UPDATED: 10-29-2021
PARKERSBURG, WEST VIRGINIA:   A VINTAGE PORTRAIT

ELEMENTARY SCHOOLS


 
McKinley School was built in 1903-04 at the corner of St. Mary's Avenue and Nineteenth Street, and opened its doors for the 1904-05 school year. It was named after President William McKinley, who had been assassinated in 1901. The original schoolhouse on this property was a four-room residence that had been converted into classrooms in 1893. It was later moved off the property and became a private home again. McKinley was closed down at the end of 2019.
 



Willard Elementary School, seen here around 1907, was built at Thirteenth and Ann Streets on the bluff above Murdock Avenue around 1901. It replaced the home of local civic leader J.C. Nash, which had been converted into a schoolhouse in 1895 and then torn down five years later. Willard was later rechristened Nash School, known to every neighborhood kid for years as "Nash, Nash, dirty old trash, throw it in the river and make a big splash." The Nash building is still standing, but it was closed down as a school in the late 1980s.




Nash School




Mrs. Boso's first-grade class at Nash School in 1950-51. The lazy boy on the left is Jim Dawson.



 
The Thirteenth Street School, built in 1880, sat on the southeast corner of Thirteenth & Avery. It was turned into a book repository in the late 1940s and torn down in the 1960s. Photo circa 1907. The Garfield School, located on Avery between Fourth and Fifth Streets, was built in the 1880s, closed in 1951, and torn down a couple of years later.





Park School, on the northeast corner of Seventh and Park, in an
undated photo. The school was demolished in the early 1990s.

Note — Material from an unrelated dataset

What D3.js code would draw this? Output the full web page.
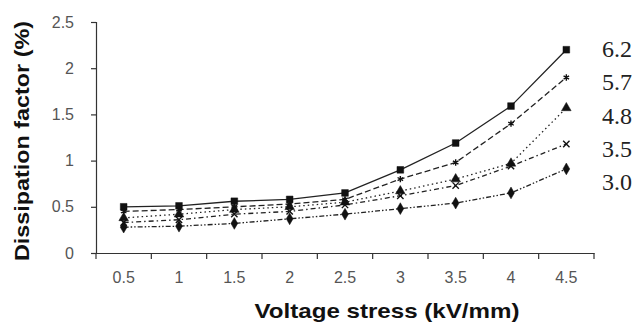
<!DOCTYPE html>
<html>
<head>
<meta charset="utf-8">
<script src="https://cdn.jsdelivr.net/npm/d3@7"></script>
<style>
  body { margin: 0; background: #fff; }
  svg { display: block; }
</style>
</head>
<body>
<svg id="chart"></svg>
<script>
// categories on the x axis (kV/mm)
let voltages = ['0.5', '1', '1.5', '2', '2.5', '3', '3.5', '4', '4.5'];
// series names shown at the right
let seriesNames = ['6.2', '5.7', '4.8', '3.5', '3.0'];
// dissipation factor (%) per series
let df62 = [0.50, 0.51, 0.56, 0.58, 0.65, 0.90, 1.19, 1.59, 2.20];
let df57 = [0.45, 0.47, 0.50, 0.53, 0.58, 0.80, 0.98, 1.40, 1.90];
let df48 = [0.38, 0.42, 0.47, 0.50, 0.55, 0.67, 0.80, 0.97, 1.57];
let df35 = [0.33, 0.36, 0.42, 0.45, 0.52, 0.62, 0.73, 0.94, 1.18];
let df30 = [0.28, 0.29, 0.32, 0.37, 0.42, 0.48, 0.54, 0.65, 0.91];
let yTicks = [0, 0.5, 1, 1.5, 2, 2.5];

let allSeries = [df62, df57, df48, df35, df30];

// line dash + marker per series
let dashes = [null, '6,3', '1.5,3', '5,3,1.5,3', '5,2,1.5,2,1.5,2'];
let markers = ['square', 'star', 'triangle', 'cross', 'diamond'];

let width = 642, height = 326;
let margin = { top: 22, right: 48, bottom: 73, left: 96 };

let svg = d3.select('#chart')
            .attr('width', width)
            .attr('height', height);

let xScale = d3.scaleBand()
               .domain(voltages)
               .range([margin.left, width - margin.right]);

let yScale = d3.scaleLinear()
               .domain([0, 2.5])
               .range([height - margin.bottom, margin.top]);

let xAxis = d3.axisBottom(xScale).tickSize(0).tickPadding(19);
let yAxis = d3.axisLeft(yScale).tickValues(yTicks).tickFormat(d3.format('')).tickSize(5).tickPadding(17);

let gx = svg.append('g')
   .attr('transform', 'translate(0,' + yScale(0) + ')')
   .call(xAxis);

// Excel-style tick marks between categories
let edges = voltages.map(v => xScale(v)).concat([xScale.range()[1]]);
gx.selectAll('.cat-tick')
  .data(edges)
  .enter()
  .append('line')
  .attr('class', 'cat-tick')
  .attr('x1', d => d).attr('x2', d => d)
  .attr('y1', 0).attr('y2', 6);

let gy = svg.append('g')
   .attr('transform', 'translate(' + margin.left + ',0)')
   .call(yAxis);

[gx, gy].forEach(g => {
  g.attr('font-size', 16).attr('font-family', 'Liberation Sans, Arial, sans-serif');
  g.selectAll('path.domain').attr('stroke', '#333').attr('stroke-width', 1.2);
  g.selectAll('line').attr('stroke', '#333').attr('stroke-width', 1.2);
  g.selectAll('text')
   .attr('fill', '#555')
   .style('font-size', '16px');
});

// axis titles
svg.append('text')
   .attr('x', 387)
   .attr('y', 318)
   .attr('text-anchor', 'middle')
   .attr('textLength', 265)
   .attr('lengthAdjust', 'spacingAndGlyphs')
   .style('font-family', 'Liberation Sans, Arial, sans-serif')
   .style('font-weight', 'bold')
   .style('font-size', '21px')
   .attr('fill', '#111')
   .text('Voltage stress (kV/mm)');

svg.append('text')
   .attr('transform', 'translate(29,141) rotate(-90)')
   .attr('text-anchor', 'middle')
   .attr('textLength', 240)
   .attr('lengthAdjust', 'spacingAndGlyphs')
   .style('font-family', 'Liberation Sans, Arial, sans-serif')
   .style('font-weight', 'bold')
   .style('font-size', '21px')
   .attr('fill', '#111')
   .text('Dissipation factor (%)');

// lines
let line = d3.line()
             .x((d, i) => xScale(voltages[i]) + xScale.bandwidth() / 2)
             .y(d => yScale(d));

allSeries.forEach((vals, s) => {
  svg.append('path')
     .datum(vals)
     .attr('fill', 'none')
     .attr('stroke', '#222')
     .attr('stroke-width', 1.3)
     .attr('stroke-dasharray', dashes[s])
     .attr('d', line);
});

// markers
let symbolTypes = {
  square: d3.symbolSquare,
  triangle: d3.symbolTriangle,
  diamond: d3.symbolDiamond,
  cross: d3.symbolX,
  star: d3.symbolAsterisk
};
let symbolSizes = { square: 45, triangle: 40, diamond: 40, cross: 28, star: 28 };

allSeries.forEach((vals, s) => {
  let m = markers[s];
  let sym = d3.symbol().type(symbolTypes[m]).size(symbolSizes[m]);
  let stroked = (m === 'cross' || m === 'star');
  svg.append('g')
     .selectAll('path')
     .data(vals)
     .enter()
     .append('path')
     .attr('transform', (d, i) => 'translate(' + (xScale(voltages[i]) + xScale.bandwidth() / 2) + ',' + yScale(d) + ')')
     .attr('d', sym)
     .attr('fill', stroked ? 'none' : '#111')
     .attr('stroke', '#111')
     .attr('stroke-width', stroked ? 1.4 : 0.5);
});

// series labels on the right
svg.append('g')
   .selectAll('text')
   .data(seriesNames)
   .enter()
   .append('text')
   .attr('x', 602)
   .attr('y', (d, i) => 57 + i * 33.3)
   .style('font-family', 'Liberation Serif, Times New Roman, serif')
   .style('font-size', '24px')
   .attr('fill', '#222')
   .text(d => d);
</script>
</body>
</html>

Park School at its opening in 1913.





Park School.





Looking down at Park Elementary in the late 1960s. It was razed in 1994.
(Photo by Harry Barnett, courtesy of Dan Kemper)





Jefferson School, seen here in 1935, is located on Plum Street.
It later became the new Washington Junior High School.





Sumner School (seen here after closing down because of the U.S. Supreme
Court's anti-segregation decision) was Parkersburg's black school for
grades one through twelve. See the SUMNER SCHOOL page.




  The McGuffey's Reader was used to educate every child in Parkersburg from the late 19th century into the 1920s.